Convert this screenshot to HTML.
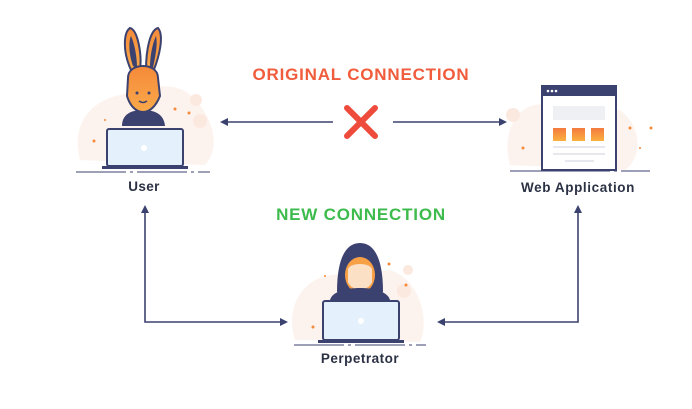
<!DOCTYPE html>
<html><head><style>
html,body{margin:0;padding:0;background:#fff;}
svg{display:block;}
text{font-family:"Liberation Sans",sans-serif;font-weight:bold;}
</style></head><body>
<svg width="692" height="409" viewBox="0 0 692 409" xmlns="http://www.w3.org/2000/svg">
<defs>
<linearGradient id="org" x1="0" y1="0" x2="0" y2="1"><stop offset="0" stop-color="#f37a3f"/><stop offset="1" stop-color="#fbb040"/></linearGradient>
<linearGradient id="bun" x1="0" y1="0" x2="0" y2="1"><stop offset="0" stop-color="#f58a3a"/><stop offset="1" stop-color="#f9a94a"/></linearGradient>
</defs>
<path d="M80 160 C70 120 95 100 120 95 C150 85 180 80 195 100 C215 120 220 150 205 165 Z" fill="#fdf3ee"/>
<path d="M510 165 C500 130 520 100 545 105 L620 110 C645 130 640 160 625 170 Z" fill="#fdf3ee"/>
<path d="M295 340 C285 310 300 280 330 275 L390 270 C420 280 430 320 420 342 Z" fill="#fdf3ee"/>
<circle cx="196" cy="100" r="6" fill="#fbe9e0"/><circle cx="200" cy="121" r="7" fill="#fbe9e0"/>
<circle cx="513" cy="115" r="7" fill="#fbe9e0"/><circle cx="404" cy="291" r="7" fill="#fbe9e0"/><circle cx="408" cy="270" r="5" fill="#fbe9e0"/>

<path d="M131 70 C122 50 124 32 130 28 C138 30 142 55 140 70 Z" fill="url(#bun)" stroke="#3c4270" stroke-width="2"/>
<path d="M146 70 C146 50 150 30 158 28 C164 35 160 55 153 72 Z" fill="url(#bun)" stroke="#3c4270" stroke-width="2"/>
<path d="M133 66 C128 52 129 40 131 36 C135 45 137 58 137 68Z" fill="#3c4270"/>
<path d="M150 68 C150 55 153 42 156 36 C158 45 155 58 153 68Z" fill="#3c4270"/>
<path d="M122 126 C122 115 130 110 143 110 C156 110 164 115 165 126 Z" fill="#3c4270"/>
<path d="M128 78 C128 70 135 66 143 66 C151 66 158 70 158 78 L160 96 C156 106 150 112 143 112 C136 112 130 106 127 96 Z" fill="url(#bun)" stroke="#3c4270" stroke-width="2"/>
<circle cx="137" cy="93" r="1.5" fill="#3c4270"/><circle cx="149" cy="93" r="1.5" fill="#3c4270"/>
<path d="M139 101 Q143 104 147 101" stroke="#3c4270" stroke-width="1.5" fill="none"/>
<rect x="107" y="129" width="76" height="37" rx="2" fill="#e4f1fd" stroke="#3c4270" stroke-width="2"/>
<circle cx="144" cy="148" r="3" fill="#fff"/>
<rect x="102" y="166" width="86" height="3" fill="#3c4270"/>
<line x1="76" y1="172" x2="210" y2="172" stroke="#3c4270" stroke-width="1" stroke-dasharray="50 4 3 4"/>
<text x="144" y="191" font-size="13.5" fill="#2b3244" text-anchor="middle" letter-spacing="0.4">User</text>

<rect x="542" y="86" width="74" height="84" fill="#fff" stroke="#3c4270" stroke-width="2"/>
<rect x="542" y="86" width="74" height="10" fill="#3c4270"/>
<circle cx="548" cy="91" r="1.3" fill="#fff"/><circle cx="552" cy="91" r="1.3" fill="#fff"/><circle cx="556" cy="91" r="1.3" fill="#fff"/>
<rect x="553" y="106" width="52" height="14" fill="#eef0f4"/>
<rect x="553" y="128" width="13" height="13" fill="url(#org)"/><rect x="572" y="128" width="13" height="13" fill="url(#org)"/><rect x="591" y="128" width="13" height="13" fill="url(#org)"/>
<line x1="553" y1="147" x2="605" y2="147" stroke="#e6e8ee" stroke-width="2"/>
<line x1="553" y1="154" x2="605" y2="154" stroke="#e6e8ee" stroke-width="2"/>
<line x1="565" y1="161" x2="594" y2="161" stroke="#e6e8ee" stroke-width="2"/>
<line x1="510" y1="171" x2="650" y2="171" stroke="#3c4270" stroke-width="1" stroke-dasharray="100 4 3 4"/>
<text x="578" y="192" font-size="13.5" fill="#2b3244" text-anchor="middle" letter-spacing="0.6">Web Application</text>

<path d="M337 292 C337 260 345 243 360 243 C375 243 383 260 383 292 Z" fill="#3c4270"/>
<ellipse cx="360" cy="275" rx="15" ry="18" fill="#f7a046"/>
<path d="M348 270 C348 262 372 262 372 270 L372 282 C368 292 352 292 348 282 Z" fill="#fbe0c5"/>
<path d="M330 300 C332 292 345 288 360 288 C375 288 388 292 390 300 Z" fill="#3c4270"/>
<rect x="323" y="301" width="76" height="39" rx="2" fill="#e4f1fd" stroke="#3c4270" stroke-width="2"/>
<circle cx="361" cy="321" r="3" fill="#fff"/>
<rect x="318" y="340" width="86" height="3" fill="#3c4270"/>
<line x1="294" y1="345" x2="426" y2="345" stroke="#3c4270" stroke-width="1" stroke-dasharray="50 4 3 4"/>
<text x="360" y="363" font-size="13.5" fill="#2b3244" text-anchor="middle" letter-spacing="0.5">Perpetrator</text>

<g fill="#f58a3a">
<circle cx="175" cy="109" r="1.5"/><circle cx="189" cy="113" r="1.5"/><circle cx="94" cy="141" r="1.5"/><circle cx="105" cy="120" r="1"/>
<circle cx="630" cy="128" r="1.5"/><circle cx="651" cy="128" r="1.5"/><circle cx="523" cy="148" r="1.5"/><circle cx="640" cy="148" r="1"/>
<circle cx="389" cy="264" r="1.5"/><circle cx="406" cy="285" r="1.5"/><circle cx="313" cy="327" r="1.5"/><circle cx="325" cy="276" r="1"/>
</g>

<text x="361" y="80" font-size="17" fill="#f05c3c" text-anchor="middle" letter-spacing="0.8">ORIGINAL CONNECTION</text>
<text x="361" y="220" font-size="17" fill="#3dbb4c" text-anchor="middle" letter-spacing="0.8">NEW CONNECTION</text>

<g stroke="#ef4b3c" stroke-width="6" stroke-linecap="round">
<line x1="347" y1="108" x2="375" y2="136"/><line x1="375" y1="108" x2="347" y2="136"/>
</g>

<g stroke="#3c4270" stroke-width="1.6" fill="none">
<line x1="224" y1="122" x2="333" y2="122"/>
<line x1="393" y1="122" x2="503" y2="122"/>
<polyline points="145,210 145,322 283,322"/>
<polyline points="578,210 578,322 442,322"/>
</g>
<g fill="#3c4270">
<polygon points="220,122 228,118 228,126"/>
<polygon points="507,122 499,118 499,126"/>
<polygon points="145,205 141,213 149,213"/>
<polygon points="578,205 574,213 582,213"/>
<polygon points="288,322 280,318 280,326"/>
<polygon points="437,322 445,318 445,326"/>
</g>
</svg>
</body></html>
-- -- --
Aim of the exercise:
Omit every picture, then reproduce the rest of the listing exactly.

Correct answer:
Convert this screenshot to HTML.
<!DOCTYPE html>
<html><head><style>
html,body{margin:0;padding:0;background:#fff;}
svg{display:block;}
text{font-family:"Liberation Sans",sans-serif;font-weight:bold;}
</style></head><body>
<svg width="692" height="409" viewBox="0 0 692 409" xmlns="http://www.w3.org/2000/svg">
<defs>
<linearGradient id="org" x1="0" y1="0" x2="0" y2="1"><stop offset="0" stop-color="#f37a3f"/><stop offset="1" stop-color="#fbb040"/></linearGradient>
<linearGradient id="bun" x1="0" y1="0" x2="0" y2="1"><stop offset="0" stop-color="#f58a3a"/><stop offset="1" stop-color="#f9a94a"/></linearGradient>
</defs>
<path d="M80 160 C70 120 95 100 120 95 C150 85 180 80 195 100 C215 120 220 150 205 165 Z" fill="#fdf3ee"/>
<path d="M510 165 C500 130 520 100 545 105 L620 110 C645 130 640 160 625 170 Z" fill="#fdf3ee"/>
<path d="M295 340 C285 310 300 280 330 275 L390 270 C420 280 430 320 420 342 Z" fill="#fdf3ee"/>
<circle cx="196" cy="100" r="6" fill="#fbe9e0"/><circle cx="200" cy="121" r="7" fill="#fbe9e0"/>
<circle cx="513" cy="115" r="7" fill="#fbe9e0"/><circle cx="404" cy="291" r="7" fill="#fbe9e0"/><circle cx="408" cy="270" r="5" fill="#fbe9e0"/>

<path d="M131 70 C122 50 124 32 130 28 C138 30 142 55 140 70 Z" fill="url(#bun)" stroke="#3c4270" stroke-width="2"/>
<path d="M146 70 C146 50 150 30 158 28 C164 35 160 55 153 72 Z" fill="url(#bun)" stroke="#3c4270" stroke-width="2"/>
<path d="M133 66 C128 52 129 40 131 36 C135 45 137 58 137 68Z" fill="#3c4270"/>
<path d="M150 68 C150 55 153 42 156 36 C158 45 155 58 153 68Z" fill="#3c4270"/>
<path d="M122 126 C122 115 130 110 143 110 C156 110 164 115 165 126 Z" fill="#3c4270"/>
<path d="M128 78 C128 70 135 66 143 66 C151 66 158 70 158 78 L160 96 C156 106 150 112 143 112 C136 112 130 106 127 96 Z" fill="url(#bun)" stroke="#3c4270" stroke-width="2"/>
<circle cx="137" cy="93" r="1.5" fill="#3c4270"/><circle cx="149" cy="93" r="1.5" fill="#3c4270"/>
<path d="M139 101 Q143 104 147 101" stroke="#3c4270" stroke-width="1.5" fill="none"/>
<rect x="107" y="129" width="76" height="37" rx="2" fill="#e4f1fd" stroke="#3c4270" stroke-width="2"/>
<circle cx="144" cy="148" r="3" fill="#fff"/>
<rect x="102" y="166" width="86" height="3" fill="#3c4270"/>
<line x1="76" y1="172" x2="210" y2="172" stroke="#3c4270" stroke-width="1" stroke-dasharray="50 4 3 4"/>
<text x="144" y="191" font-size="13.5" fill="#2b3244" text-anchor="middle" letter-spacing="0.4">User</text>

<rect x="542" y="86" width="74" height="84" fill="#fff" stroke="#3c4270" stroke-width="2"/>
<rect x="542" y="86" width="74" height="10" fill="#3c4270"/>
<circle cx="548" cy="91" r="1.3" fill="#fff"/><circle cx="552" cy="91" r="1.3" fill="#fff"/><circle cx="556" cy="91" r="1.3" fill="#fff"/>
<rect x="553" y="106" width="52" height="14" fill="#eef0f4"/>
<rect x="553" y="128" width="13" height="13" fill="url(#org)"/><rect x="572" y="128" width="13" height="13" fill="url(#org)"/><rect x="591" y="128" width="13" height="13" fill="url(#org)"/>
<line x1="553" y1="147" x2="605" y2="147" stroke="#e6e8ee" stroke-width="2"/>
<line x1="553" y1="154" x2="605" y2="154" stroke="#e6e8ee" stroke-width="2"/>
<line x1="565" y1="161" x2="594" y2="161" stroke="#e6e8ee" stroke-width="2"/>
<line x1="510" y1="171" x2="650" y2="171" stroke="#3c4270" stroke-width="1" stroke-dasharray="100 4 3 4"/>
<text x="578" y="192" font-size="13.5" fill="#2b3244" text-anchor="middle" letter-spacing="0.6">Web Application</text>

<path d="M337 292 C337 260 345 243 360 243 C375 243 383 260 383 292 Z" fill="#3c4270"/>
<ellipse cx="360" cy="275" rx="15" ry="18" fill="#f7a046"/>
<path d="M348 270 C348 262 372 262 372 270 L372 282 C368 292 352 292 348 282 Z" fill="#fbe0c5"/>
<path d="M330 300 C332 292 345 288 360 288 C375 288 388 292 390 300 Z" fill="#3c4270"/>
<rect x="323" y="301" width="76" height="39" rx="2" fill="#e4f1fd" stroke="#3c4270" stroke-width="2"/>
<circle cx="361" cy="321" r="3" fill="#fff"/>
<rect x="318" y="340" width="86" height="3" fill="#3c4270"/>
<line x1="294" y1="345" x2="426" y2="345" stroke="#3c4270" stroke-width="1" stroke-dasharray="50 4 3 4"/>
<text x="360" y="363" font-size="13.5" fill="#2b3244" text-anchor="middle" letter-spacing="0.5">Perpetrator</text>

<g fill="#f58a3a">
<circle cx="175" cy="109" r="1.5"/><circle cx="189" cy="113" r="1.5"/><circle cx="94" cy="141" r="1.5"/><circle cx="105" cy="120" r="1"/>
<circle cx="630" cy="128" r="1.5"/><circle cx="651" cy="128" r="1.5"/><circle cx="523" cy="148" r="1.5"/><circle cx="640" cy="148" r="1"/>
<circle cx="389" cy="264" r="1.5"/><circle cx="406" cy="285" r="1.5"/><circle cx="313" cy="327" r="1.5"/><circle cx="325" cy="276" r="1"/>
</g>

<text x="361" y="80" font-size="17" fill="#f05c3c" text-anchor="middle" letter-spacing="0.8">ORIGINAL CONNECTION</text>
<text x="361" y="220" font-size="17" fill="#3dbb4c" text-anchor="middle" letter-spacing="0.8">NEW CONNECTION</text>

<g stroke="#ef4b3c" stroke-width="6" stroke-linecap="round">
<line x1="347" y1="108" x2="375" y2="136"/><line x1="375" y1="108" x2="347" y2="136"/>
</g>

<g stroke="#3c4270" stroke-width="1.6" fill="none">
<line x1="224" y1="122" x2="333" y2="122"/>
<line x1="393" y1="122" x2="503" y2="122"/>
<polyline points="145,210 145,322 283,322"/>
<polyline points="578,210 578,322 442,322"/>
</g>
<g fill="#3c4270">
<polygon points="220,122 228,118 228,126"/>
<polygon points="507,122 499,118 499,126"/>
<polygon points="145,205 141,213 149,213"/>
<polygon points="578,205 574,213 582,213"/>
<polygon points="288,322 280,318 280,326"/>
<polygon points="437,322 445,318 445,326"/>
</g>
</svg>
</body></html>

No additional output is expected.